Calculations — Sample: v = 20 m/s at 45°

Range: R = (20²·sin(90°))/9.81 = (400·1)/9.81 = 40.8 m

Maximum height: H = (20²·sin²(45°))/(2·9.81) = (400·0.5)/19.62 = 10.2 m

Time of flight: T = (2·20·sin(45°))/9.81 = (40·0.707)/9.81 = 2.88 s

Results Table — Range and Height (v = 20 m/s, g = 9.81 m/s²)

ScenarioAngleRange R (m)Max height H (m)Time T (s)
145°40.810.22.88
260°35.315.33.53
330°35.35.12.04

Experimental values read from the simulation matched these theoretical values within a fraction of a metre.

Discussion

The measured ranges and heights agreed closely with the theoretical predictions, confirming the projectile equations. The 45° launch produced the greatest range (40.8 m), as expected since sin(2θ) reaches its maximum value of 1 at θ = 45°.

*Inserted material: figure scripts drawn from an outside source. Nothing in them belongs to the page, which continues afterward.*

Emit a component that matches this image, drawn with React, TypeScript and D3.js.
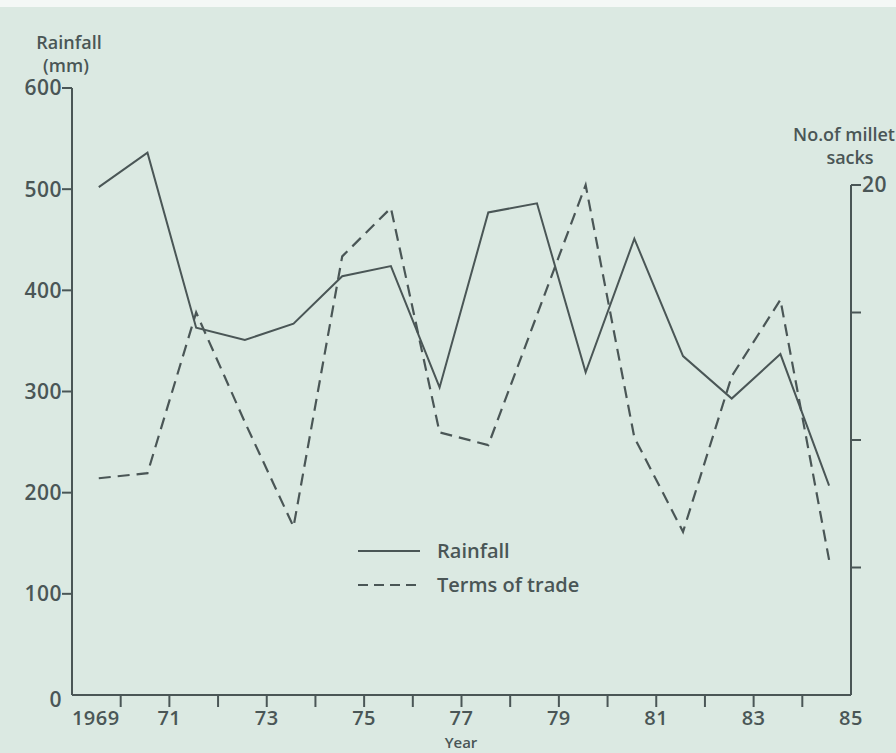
import React from "react";
import * as d3 from "d3";

// data (one value per year, 1969..1984)
const years = [1969, 1970, 1971, 1972, 1973, 1974, 1975, 1976, 1977, 1978, 1979, 1980, 1981, 1982, 1983, 1984];
const rainfall = [502, 536, 363, 351, 367, 414, 424, 304, 477, 486, 319, 451, 335, 293, 337, 207];
const termsOfTrade = [8.5, 8.7, 15.0, 10.7, 6.6, 17.2, 19.1, 10.3, 9.8, 14.9, 20.0, 10.1, 6.4, 12.5, 15.5, 5.3];

const rainTicks = [0, 100, 200, 300, 400, 500, 600];
const sackTicks = [5, 10, 15, 20];
const yearTicks = [1970, 1971, 1972, 1973, 1974, 1975, 1976, 1977, 1978, 1979, 1980, 1981, 1982, 1983, 1984, 1985];
const yearLabels = ["1969", "71", "", "73", "", "75", "", "77", "", "79", "", "81", "", "83", "", "85"];

const W = 896;
const H = 753;
const ink = "#4a5656";
const font = "'Open Sans', sans-serif";

export default function App() {
  const left = 72;
  const right = 851;
  const top = 88;
  const bottom = 695;
  const rightTop = 185;

  const x = d3.scaleLinear().domain([1969, 1985]).range([left, right]);
  const yRain = d3.scaleLinear().domain([0, 600]).range([bottom, top]);
  const ySacks = d3.scaleLinear().domain([0, 20]).range([bottom, rightTop]);

  // points sit about the middle of each year
  const xPos = (yr: number) => x(yr + 0.55);

  const rainLine = d3
    .line<number>()
    .x((d, i) => xPos(years[i]))
    .y((d) => yRain(d));
  const tradeLine = d3
    .line<number>()
    .x((d, i) => xPos(years[i]))
    .y((d) => ySacks(d));

  const txt = { fontFamily: font, fontWeight: 600, fill: ink, fontSize: 18 };
  const leg = { ...txt, fontSize: 20 };
  const tick = { ...txt, fontSize: 21, letterSpacing: 0.5 };

  return (
    <svg
      width={W}
      height={H}
      style={{ position: "absolute", left: 0, top: 0, background: "#dbe9e2" }}
    >
      <rect x={0} y={0} width={W} height={7} fill="#f4f8f6" />

      {/* left axis */}
      <line x1={left} x2={left} y1={top} y2={bottom} stroke={ink} strokeWidth={2} />
      {rainTicks.map((t) => (
        <g key={t}>
          {t > 0 && (
            <line x1={left - 10} x2={left} y1={yRain(t)} y2={yRain(t)} stroke={ink} strokeWidth={2} />
          )}
          <text
            x={left - 10}
            y={t > 0 ? yRain(t) : yRain(t) + 5}
            dy="0.35em"
            textAnchor="end"
            {...tick}
          >
            {t}
          </text>
        </g>
      ))}
      <text x={69} y={49} textAnchor="middle" {...txt}>Rainfall</text>
      <text x={66} y={72} textAnchor="middle" {...txt}>(mm)</text>

      {/* right axis */}
      <line x1={right} x2={right} y1={rightTop} y2={bottom} stroke={ink} strokeWidth={2} />
      {sackTicks.map((t) => (
        <line key={t} x1={right} x2={right + 10} y1={ySacks(t)} y2={ySacks(t)} stroke={ink} strokeWidth={2} />
      ))}
      <text x={862} y={ySacks(20)} dy="0.35em" {...tick}>20</text>
      <text x={895} y={141} textAnchor="end" {...txt}>No.of millet</text>
      <text x={850} y={164} textAnchor="middle" {...txt}>sacks</text>

      {/* bottom axis */}
      <line x1={left} x2={right} y1={bottom} y2={bottom} stroke={ink} strokeWidth={2} />
      {yearTicks.map((t, i) => (
        <g key={t}>
          {t < 1985 && (
            <line x1={x(t)} x2={x(t)} y1={bottom} y2={bottom + 12} stroke={ink} strokeWidth={2} />
          )}
          <text
            x={i === 0 ? x(t) - 1 : x(t)}
            y={725}
            textAnchor={i === 0 ? "end" : "middle"}
            {...tick}
            fontSize={20}
          >
            {yearLabels[i]}
          </text>
        </g>
      ))}
      <text x={461} y={748} textAnchor="middle" {...txt} fontSize={15}>Year</text>

      {/* series */}
      <path d={rainLine(rainfall) || ""} fill="none" stroke={ink} strokeWidth={2} />
      <path
        d={tradeLine(termsOfTrade) || ""}
        fill="none"
        stroke={ink}
        strokeWidth={2.2}
        strokeDasharray="12,7"
      />

      {/* legend */}
      <line x1={358} x2={420} y1={551} y2={551} stroke={ink} strokeWidth={2} />
      <text x={437} y={551} dy="0.35em" {...leg}>Rainfall</text>
      <line x1={358} x2={420} y1={585} y2={585} stroke={ink} strokeWidth={2.2} strokeDasharray="10,6" />
      <text x={437} y={585} dy="0.35em" {...leg}>Terms of trade</text>
    </svg>
  );
}
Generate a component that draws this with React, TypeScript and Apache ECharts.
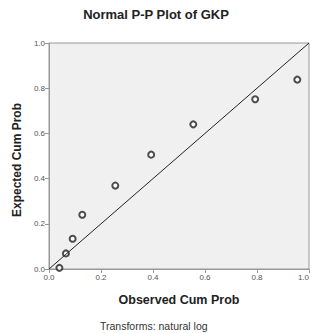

The most instructive comparison is between Scenario 2 (60°) and Scenario 3 (30°): both produced the same range of 35.3 m, even though the launches look very different. This happens because the range depends on sin(2θ), and sin(120°) = sin(60°), so complementary angles (angles that add to 90°) always give equal ranges. The two shots differ in their other properties: the 60° launch climbed much higher (15.3 m versus 5.1 m) and stayed in the air longer (3.53 s versus 2.04 s), because a steeper launch puts more of the speed into the vertical direction. The 30° launch had a larger horizontal velocity but less time aloft, and the two effects combine to give the same horizontal distance.

Conclusion

The experiment confirmed the equations for projectile range and maximum height and demonstrated that range is greatest at 45°. It also showed that complementary launch angles (30° and 60°) produce equal ranges, with the higher angle reaching a greater height and longer flight time. Theoretical and experimental values were in close agreement.

Practice Questions

Show all work and include units in your answers. Use g = 9.81 m/s² and ignore air resistance.

Question 1
A projectile is launched at 25 m/s at an angle of 40° above the horizontal. Calculate its range, maximum height, and time of flight.
Hint: R = v²sin(2θ)/g, H = v²sin²(θ)/(2g), T = 2v·sin(θ)/g.
Question 2
Show that a projectile launched at 35° and one launched at 55° (same speed) have the same range. Explain why in terms of the range equation.
Hint: 35° + 55° = 90°; compare sin(70°) and sin(110°).
Question 3
A ball is kicked at 18 m/s at 50°. How long is it in the air, and how far does it travel horizontally?
Hint: find T first, then R = (v·cosθ)·T (or use R = v²sin(2θ)/g).
Question 4
At what launch angle is the maximum height equal to the range, for a given speed? (Set H = R and solve.)
Hint: v²sin²θ/(2g) = v²sin(2θ)/g leads to tan(θ) = 4, so θ ≈ 76°.
Question 5
Explain why the horizontal velocity of a projectile stays constant throughout its flight while the vertical velocity changes. What assumption makes this true?
Hint: gravity acts only vertically; horizontal has no force (no air resistance assumed).
Question 6 — Challenge
A projectile launched at 20 m/s reaches a maximum range of 40.8 m at 45°. If the same projectile were launched at the same speed on the Moon (g = 1.62 m/s²), what would its maximum range be?
Hint: R ∝ 1/g, so multiply by (9.81/1.62). You should get about 247 m.